» The request
Output the full listing below exactly as it reads, and skip anything that is a picture.

» Given information
################
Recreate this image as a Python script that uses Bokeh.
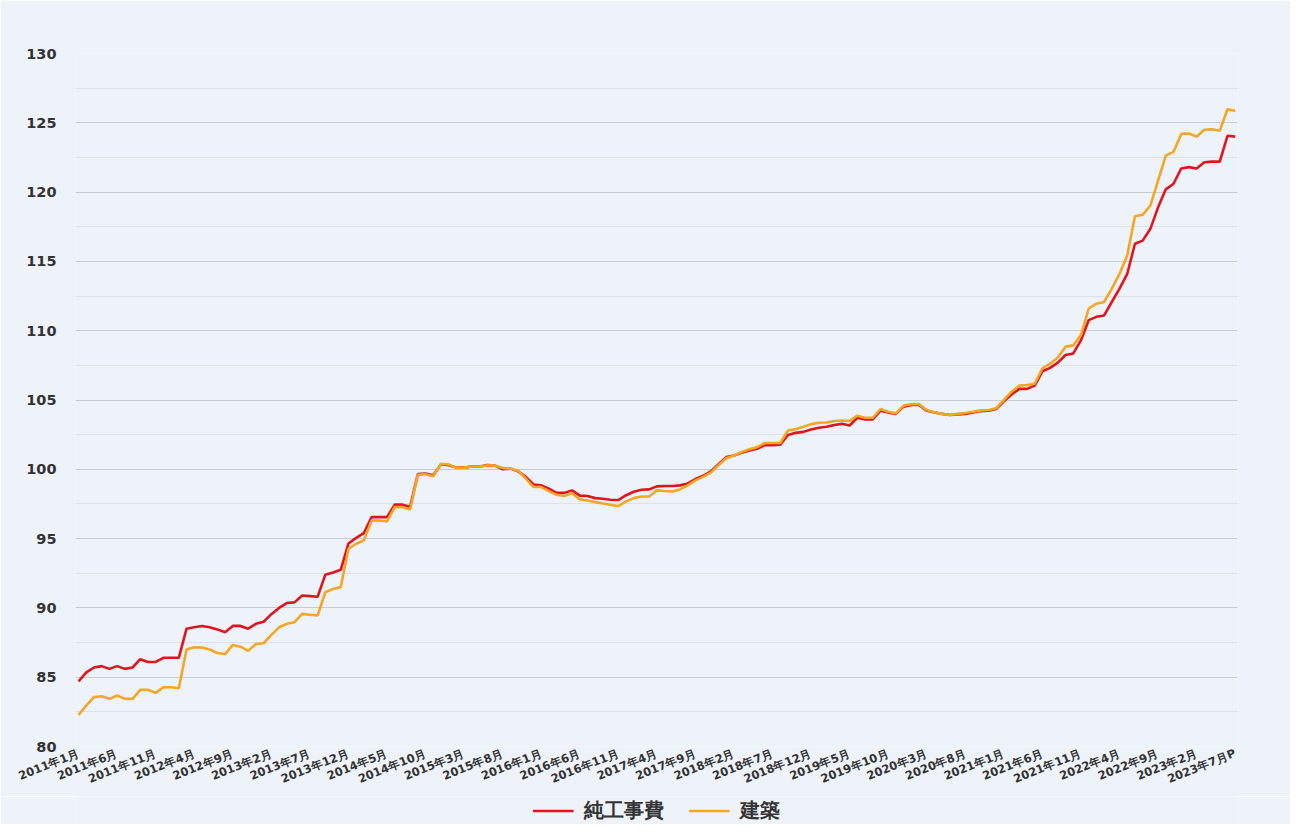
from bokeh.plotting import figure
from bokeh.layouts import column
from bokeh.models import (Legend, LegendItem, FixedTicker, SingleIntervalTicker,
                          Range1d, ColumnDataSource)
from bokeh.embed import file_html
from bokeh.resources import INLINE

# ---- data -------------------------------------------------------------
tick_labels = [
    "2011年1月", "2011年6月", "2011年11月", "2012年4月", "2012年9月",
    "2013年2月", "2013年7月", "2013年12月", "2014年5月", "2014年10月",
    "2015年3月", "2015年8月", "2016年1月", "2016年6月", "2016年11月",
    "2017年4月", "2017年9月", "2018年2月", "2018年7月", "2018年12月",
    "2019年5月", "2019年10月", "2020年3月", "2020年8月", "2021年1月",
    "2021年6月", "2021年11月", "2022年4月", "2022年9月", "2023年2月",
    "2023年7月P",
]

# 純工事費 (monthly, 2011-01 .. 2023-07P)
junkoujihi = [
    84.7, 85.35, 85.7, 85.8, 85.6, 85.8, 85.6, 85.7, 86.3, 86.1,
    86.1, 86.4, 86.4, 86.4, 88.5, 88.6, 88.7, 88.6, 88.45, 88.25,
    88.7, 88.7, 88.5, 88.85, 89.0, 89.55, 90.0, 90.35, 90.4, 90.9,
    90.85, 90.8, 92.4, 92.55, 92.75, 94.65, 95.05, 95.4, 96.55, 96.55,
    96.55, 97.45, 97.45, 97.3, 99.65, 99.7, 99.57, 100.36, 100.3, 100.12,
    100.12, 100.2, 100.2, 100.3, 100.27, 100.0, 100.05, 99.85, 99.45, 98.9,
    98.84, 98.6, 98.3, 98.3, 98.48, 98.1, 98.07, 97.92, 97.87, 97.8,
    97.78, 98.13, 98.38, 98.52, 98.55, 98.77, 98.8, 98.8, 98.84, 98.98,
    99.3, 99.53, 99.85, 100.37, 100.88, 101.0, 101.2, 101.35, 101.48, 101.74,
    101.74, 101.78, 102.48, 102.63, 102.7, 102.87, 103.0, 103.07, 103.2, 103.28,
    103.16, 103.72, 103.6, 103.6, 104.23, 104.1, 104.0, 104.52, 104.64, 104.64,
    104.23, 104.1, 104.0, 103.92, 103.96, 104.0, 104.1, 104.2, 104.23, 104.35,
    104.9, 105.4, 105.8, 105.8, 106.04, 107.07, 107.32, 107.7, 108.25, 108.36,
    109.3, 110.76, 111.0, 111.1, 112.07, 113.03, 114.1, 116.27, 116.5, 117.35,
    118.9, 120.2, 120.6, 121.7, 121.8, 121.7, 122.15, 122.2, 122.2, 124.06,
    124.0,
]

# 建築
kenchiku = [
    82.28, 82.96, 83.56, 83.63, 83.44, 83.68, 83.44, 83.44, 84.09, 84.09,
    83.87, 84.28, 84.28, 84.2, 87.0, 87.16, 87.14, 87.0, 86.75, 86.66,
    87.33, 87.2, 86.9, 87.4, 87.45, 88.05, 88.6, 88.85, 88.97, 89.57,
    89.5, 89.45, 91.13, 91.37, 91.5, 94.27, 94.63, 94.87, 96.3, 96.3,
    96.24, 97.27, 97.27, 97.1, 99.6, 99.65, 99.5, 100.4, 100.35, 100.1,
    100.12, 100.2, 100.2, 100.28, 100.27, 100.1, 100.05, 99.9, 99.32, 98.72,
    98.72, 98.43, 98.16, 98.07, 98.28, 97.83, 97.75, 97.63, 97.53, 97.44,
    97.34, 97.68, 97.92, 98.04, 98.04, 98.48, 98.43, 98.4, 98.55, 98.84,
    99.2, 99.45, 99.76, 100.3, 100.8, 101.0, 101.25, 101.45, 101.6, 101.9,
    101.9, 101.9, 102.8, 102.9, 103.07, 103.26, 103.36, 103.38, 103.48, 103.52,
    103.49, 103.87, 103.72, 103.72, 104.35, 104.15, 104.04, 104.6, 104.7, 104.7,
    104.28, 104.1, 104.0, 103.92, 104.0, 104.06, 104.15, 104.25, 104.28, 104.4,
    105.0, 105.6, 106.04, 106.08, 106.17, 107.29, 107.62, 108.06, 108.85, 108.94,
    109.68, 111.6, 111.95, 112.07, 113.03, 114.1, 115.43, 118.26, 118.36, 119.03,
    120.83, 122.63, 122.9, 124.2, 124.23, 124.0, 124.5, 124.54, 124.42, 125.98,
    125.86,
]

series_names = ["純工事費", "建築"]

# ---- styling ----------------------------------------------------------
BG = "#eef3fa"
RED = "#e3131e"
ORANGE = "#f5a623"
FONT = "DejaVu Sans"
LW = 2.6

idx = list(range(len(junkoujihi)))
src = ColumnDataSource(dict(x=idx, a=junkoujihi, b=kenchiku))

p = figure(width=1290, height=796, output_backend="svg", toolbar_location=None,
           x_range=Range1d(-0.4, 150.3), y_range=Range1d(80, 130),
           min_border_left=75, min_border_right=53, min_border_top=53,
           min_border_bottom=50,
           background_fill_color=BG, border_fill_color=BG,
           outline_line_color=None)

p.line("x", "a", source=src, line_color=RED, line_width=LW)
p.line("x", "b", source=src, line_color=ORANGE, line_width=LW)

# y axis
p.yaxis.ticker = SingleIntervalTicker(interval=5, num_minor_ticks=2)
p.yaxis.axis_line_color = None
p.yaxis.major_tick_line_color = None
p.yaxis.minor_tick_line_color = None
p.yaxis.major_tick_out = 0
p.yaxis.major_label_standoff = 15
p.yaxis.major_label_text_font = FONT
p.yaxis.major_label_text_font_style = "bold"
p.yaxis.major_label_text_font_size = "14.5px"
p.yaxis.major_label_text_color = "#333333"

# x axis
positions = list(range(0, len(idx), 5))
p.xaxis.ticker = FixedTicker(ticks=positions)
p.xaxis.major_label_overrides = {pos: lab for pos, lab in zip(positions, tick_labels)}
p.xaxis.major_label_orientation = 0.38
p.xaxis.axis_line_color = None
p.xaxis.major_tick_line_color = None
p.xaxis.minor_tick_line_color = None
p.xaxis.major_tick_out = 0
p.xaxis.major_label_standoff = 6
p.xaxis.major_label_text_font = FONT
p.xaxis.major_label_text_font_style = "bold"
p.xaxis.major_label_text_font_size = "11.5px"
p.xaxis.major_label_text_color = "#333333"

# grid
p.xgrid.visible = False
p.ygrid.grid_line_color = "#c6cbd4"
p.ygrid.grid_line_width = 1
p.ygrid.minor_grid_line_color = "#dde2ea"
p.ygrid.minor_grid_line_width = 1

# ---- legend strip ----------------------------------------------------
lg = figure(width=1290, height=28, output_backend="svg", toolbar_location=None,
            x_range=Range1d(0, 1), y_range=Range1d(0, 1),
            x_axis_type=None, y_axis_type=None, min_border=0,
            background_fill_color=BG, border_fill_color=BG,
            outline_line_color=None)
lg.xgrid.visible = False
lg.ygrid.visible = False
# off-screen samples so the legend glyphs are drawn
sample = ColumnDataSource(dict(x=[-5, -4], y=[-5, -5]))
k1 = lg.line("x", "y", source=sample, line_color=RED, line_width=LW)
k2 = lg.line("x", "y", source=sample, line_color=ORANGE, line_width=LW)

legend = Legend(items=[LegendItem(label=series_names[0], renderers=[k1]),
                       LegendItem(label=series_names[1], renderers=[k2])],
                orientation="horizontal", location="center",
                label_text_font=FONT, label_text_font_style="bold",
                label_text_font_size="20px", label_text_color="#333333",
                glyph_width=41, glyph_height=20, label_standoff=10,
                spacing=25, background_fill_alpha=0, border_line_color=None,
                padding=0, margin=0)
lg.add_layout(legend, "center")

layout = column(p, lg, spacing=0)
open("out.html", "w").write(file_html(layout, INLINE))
################
» Task answer
Recreate this image as a Python script that uses Bokeh.
from bokeh.plotting import figure
from bokeh.layouts import column
from bokeh.models import (Legend, LegendItem, FixedTicker, SingleIntervalTicker,
                          Range1d, ColumnDataSource)
from bokeh.embed import file_html
from bokeh.resources import INLINE

# ---- data -------------------------------------------------------------
tick_labels = [
    "2011年1月", "2011年6月", "2011年11月", "2012年4月", "2012年9月",
    "2013年2月", "2013年7月", "2013年12月", "2014年5月", "2014年10月",
    "2015年3月", "2015年8月", "2016年1月", "2016年6月", "2016年11月",
    "2017年4月", "2017年9月", "2018年2月", "2018年7月", "2018年12月",
    "2019年5月", "2019年10月", "2020年3月", "2020年8月", "2021年1月",
    "2021年6月", "2021年11月", "2022年4月", "2022年9月", "2023年2月",
    "2023年7月P",
]

# 純工事費 (monthly, 2011-01 .. 2023-07P)
junkoujihi = [
    84.7, 85.35, 85.7, 85.8, 85.6, 85.8, 85.6, 85.7, 86.3, 86.1,
    86.1, 86.4, 86.4, 86.4, 88.5, 88.6, 88.7, 88.6, 88.45, 88.25,
    88.7, 88.7, 88.5, 88.85, 89.0, 89.55, 90.0, 90.35, 90.4, 90.9,
    90.85, 90.8, 92.4, 92.55, 92.75, 94.65, 95.05, 95.4, 96.55, 96.55,
    96.55, 97.45, 97.45, 97.3, 99.65, 99.7, 99.57, 100.36, 100.3, 100.12,
    100.12, 100.2, 100.2, 100.3, 100.27, 100.0, 100.05, 99.85, 99.45, 98.9,
    98.84, 98.6, 98.3, 98.3, 98.48, 98.1, 98.07, 97.92, 97.87, 97.8,
    97.78, 98.13, 98.38, 98.52, 98.55, 98.77, 98.8, 98.8, 98.84, 98.98,
    99.3, 99.53, 99.85, 100.37, 100.88, 101.0, 101.2, 101.35, 101.48, 101.74,
    101.74, 101.78, 102.48, 102.63, 102.7, 102.87, 103.0, 103.07, 103.2, 103.28,
    103.16, 103.72, 103.6, 103.6, 104.23, 104.1, 104.0, 104.52, 104.64, 104.64,
    104.23, 104.1, 104.0, 103.92, 103.96, 104.0, 104.1, 104.2, 104.23, 104.35,
    104.9, 105.4, 105.8, 105.8, 106.04, 107.07, 107.32, 107.7, 108.25, 108.36,
    109.3, 110.76, 111.0, 111.1, 112.07, 113.03, 114.1, 116.27, 116.5, 117.35,
    118.9, 120.2, 120.6, 121.7, 121.8, 121.7, 122.15, 122.2, 122.2, 124.06,
    124.0,
]

# 建築
kenchiku = [
    82.28, 82.96, 83.56, 83.63, 83.44, 83.68, 83.44, 83.44, 84.09, 84.09,
    83.87, 84.28, 84.28, 84.2, 87.0, 87.16, 87.14, 87.0, 86.75, 86.66,
    87.33, 87.2, 86.9, 87.4, 87.45, 88.05, 88.6, 88.85, 88.97, 89.57,
    89.5, 89.45, 91.13, 91.37, 91.5, 94.27, 94.63, 94.87, 96.3, 96.3,
    96.24, 97.27, 97.27, 97.1, 99.6, 99.65, 99.5, 100.4, 100.35, 100.1,
    100.12, 100.2, 100.2, 100.28, 100.27, 100.1, 100.05, 99.9, 99.32, 98.72,
    98.72, 98.43, 98.16, 98.07, 98.28, 97.83, 97.75, 97.63, 97.53, 97.44,
    97.34, 97.68, 97.92, 98.04, 98.04, 98.48, 98.43, 98.4, 98.55, 98.84,
    99.2, 99.45, 99.76, 100.3, 100.8, 101.0, 101.25, 101.45, 101.6, 101.9,
    101.9, 101.9, 102.8, 102.9, 103.07, 103.26, 103.36, 103.38, 103.48, 103.52,
    103.49, 103.87, 103.72, 103.72, 104.35, 104.15, 104.04, 104.6, 104.7, 104.7,
    104.28, 104.1, 104.0, 103.92, 104.0, 104.06, 104.15, 104.25, 104.28, 104.4,
    105.0, 105.6, 106.04, 106.08, 106.17, 107.29, 107.62, 108.06, 108.85, 108.94,
    109.68, 111.6, 111.95, 112.07, 113.03, 114.1, 115.43, 118.26, 118.36, 119.03,
    120.83, 122.63, 122.9, 124.2, 124.23, 124.0, 124.5, 124.54, 124.42, 125.98,
    125.86,
]

series_names = ["純工事費", "建築"]

# ---- styling ----------------------------------------------------------
BG = "#eef3fa"
RED = "#e3131e"
ORANGE = "#f5a623"
FONT = "DejaVu Sans"
LW = 2.6

idx = list(range(len(junkoujihi)))
src = ColumnDataSource(dict(x=idx, a=junkoujihi, b=kenchiku))

p = figure(width=1290, height=796, output_backend="svg", toolbar_location=None,
           x_range=Range1d(-0.4, 150.3), y_range=Range1d(80, 130),
           min_border_left=75, min_border_right=53, min_border_top=53,
           min_border_bottom=50,
           background_fill_color=BG, border_fill_color=BG,
           outline_line_color=None)

p.line("x", "a", source=src, line_color=RED, line_width=LW)
p.line("x", "b", source=src, line_color=ORANGE, line_width=LW)

# y axis
p.yaxis.ticker = SingleIntervalTicker(interval=5, num_minor_ticks=2)
p.yaxis.axis_line_color = None
p.yaxis.major_tick_line_color = None
p.yaxis.minor_tick_line_color = None
p.yaxis.major_tick_out = 0
p.yaxis.major_label_standoff = 15
p.yaxis.major_label_text_font = FONT
p.yaxis.major_label_text_font_style = "bold"
p.yaxis.major_label_text_font_size = "14.5px"
p.yaxis.major_label_text_color = "#333333"

# x axis
positions = list(range(0, len(idx), 5))
p.xaxis.ticker = FixedTicker(ticks=positions)
p.xaxis.major_label_overrides = {pos: lab for pos, lab in zip(positions, tick_labels)}
p.xaxis.major_label_orientation = 0.38
p.xaxis.axis_line_color = None
p.xaxis.major_tick_line_color = None
p.xaxis.minor_tick_line_color = None
p.xaxis.major_tick_out = 0
p.xaxis.major_label_standoff = 6
p.xaxis.major_label_text_font = FONT
p.xaxis.major_label_text_font_style = "bold"
p.xaxis.major_label_text_font_size = "11.5px"
p.xaxis.major_label_text_color = "#333333"

# grid
p.xgrid.visible = False
p.ygrid.grid_line_color = "#c6cbd4"
p.ygrid.grid_line_width = 1
p.ygrid.minor_grid_line_color = "#dde2ea"
p.ygrid.minor_grid_line_width = 1

# ---- legend strip ----------------------------------------------------
lg = figure(width=1290, height=28, output_backend="svg", toolbar_location=None,
            x_range=Range1d(0, 1), y_range=Range1d(0, 1),
            x_axis_type=None, y_axis_type=None, min_border=0,
            background_fill_color=BG, border_fill_color=BG,
            outline_line_color=None)
lg.xgrid.visible = False
lg.ygrid.visible = False
# off-screen samples so the legend glyphs are drawn
sample = ColumnDataSource(dict(x=[-5, -4], y=[-5, -5]))
k1 = lg.line("x", "y", source=sample, line_color=RED, line_width=LW)
k2 = lg.line("x", "y", source=sample, line_color=ORANGE, line_width=LW)

legend = Legend(items=[LegendItem(label=series_names[0], renderers=[k1]),
                       LegendItem(label=series_names[1], renderers=[k2])],
                orientation="horizontal", location="center",
                label_text_font=FONT, label_text_font_style="bold",
                label_text_font_size="20px", label_text_color="#333333",
                glyph_width=41, glyph_height=20, label_standoff=10,
                spacing=25, background_fill_alpha=0, border_line_color=None,
                padding=0, margin=0)
lg.add_layout(legend, "center")

layout = column(p, lg, spacing=0)
open("out.html", "w").write(file_html(layout, INLINE))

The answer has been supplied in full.